Injective Morphism of Commutative $C^*$-algebras

Question

Let $X$ and $Y$ be compact Hausdorff spaces, and let $\varphi : C(X) \to C(Y)$ an injective morphism of $C^*$-algebras. The book I'm reading through claims that there exists a continuous surjection $\alpha : Y \to X$ such that $$\varphi (f) = f \circ \alpha$$ for every $f \in C(X)$. But I am having trouble verifying this.

Answer 1

Here's how $\alpha$ is defined. If $y\in Y$, then $$\operatorname{ev}_y\circ\ \varphi:C(X)\to\mathbb C$$ is a non-zero $*$-homomorphism, hence there is some $\alpha(y)$ such that $\operatorname{ev}_{\alpha(y)}=\operatorname{ev}_y\circ\ \varphi$. Continuity of $\alpha$ is readily verified.

Now, suppose that $\alpha$ is not surjective.

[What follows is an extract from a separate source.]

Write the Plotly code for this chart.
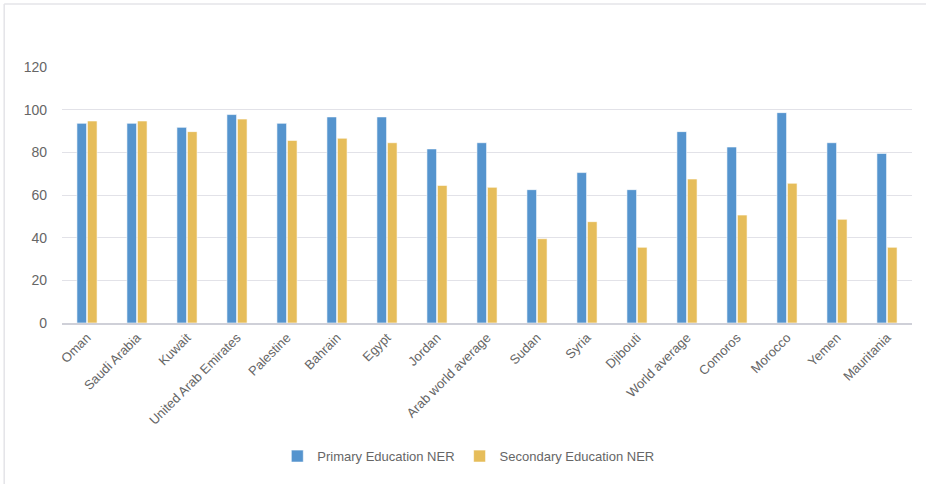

Then $\alpha(Y)$ is a proper closed subspace of $X$, hence there is a non-zero function $f\in C(X)$ which vanishes on $\alpha(Y)$ (by Urysohn's lemma). But then $$\|\varphi(f)\|_\infty=\sup_{y\in Y}|(\operatorname{ev}_y\circ\ \varphi)(f)|=\sup_{y\in Y}|\operatorname{ev}_{\alpha(y)}(f)|=0,$$ and thus $\varphi$ is not injective.